I principali giornali ormai integrano la versione cartacea con i servizi online, che vengono aggiornati continuamente. Due mesi fa il premio Pulitzer per il giornalismo investigativo è stato assegnato ad un sito internet, ProPublica.org (Non si tratta di un blog, né di citizen journalism. ProPublica è l’interfaccia web di un gruppo di giornalisti diretto da un giornalista che ha vinto già 17 premi Pulitzer con i maggiori giornali.).
La rete non cancella l’industria del giornalismo; la cambia. E’ essenziale che la funzione del giornalista non venga meno; il giornalista ha un compito informativo indeclinabile e non sostituibile dal flusso di notizie che scorre nella rete.

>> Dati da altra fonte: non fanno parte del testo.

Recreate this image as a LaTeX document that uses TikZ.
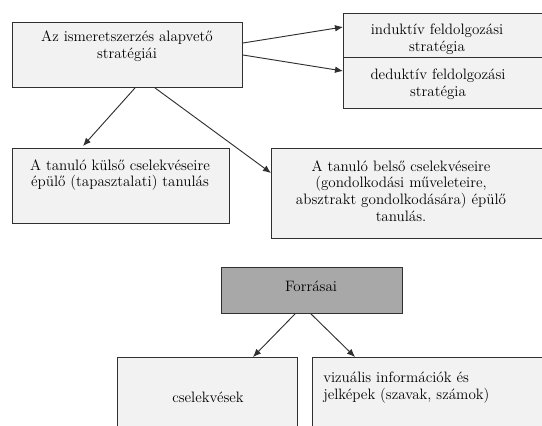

Le nuove applicazioni tecnologiche (e-readers o tablet-pc, come l’i-pad) sono un’occasione per riavvicinare i giovani alla lettura dei giornali e dei libri; può esserci una nuova stagione per la lettura, in un nuovo formato.
“Opportunamente il Governo ha previsto incentivi ai giovani per la larga banda. Se nella prossima finanziaria si prevedesse che gli studenti possono fruire di un bonus governativo per l’abbonamento gratuito a un quotidiano online, si potrebbero centrare due obiettivi: diffusione della larga banda e diffusione dei giornali. Diffondere i libri di testo in via elettronica comporterebbe un risparmio per le famiglie e potrebbe arricchire i libri di contenuti multimediali, suscitando l’interesse dei ragazzi”.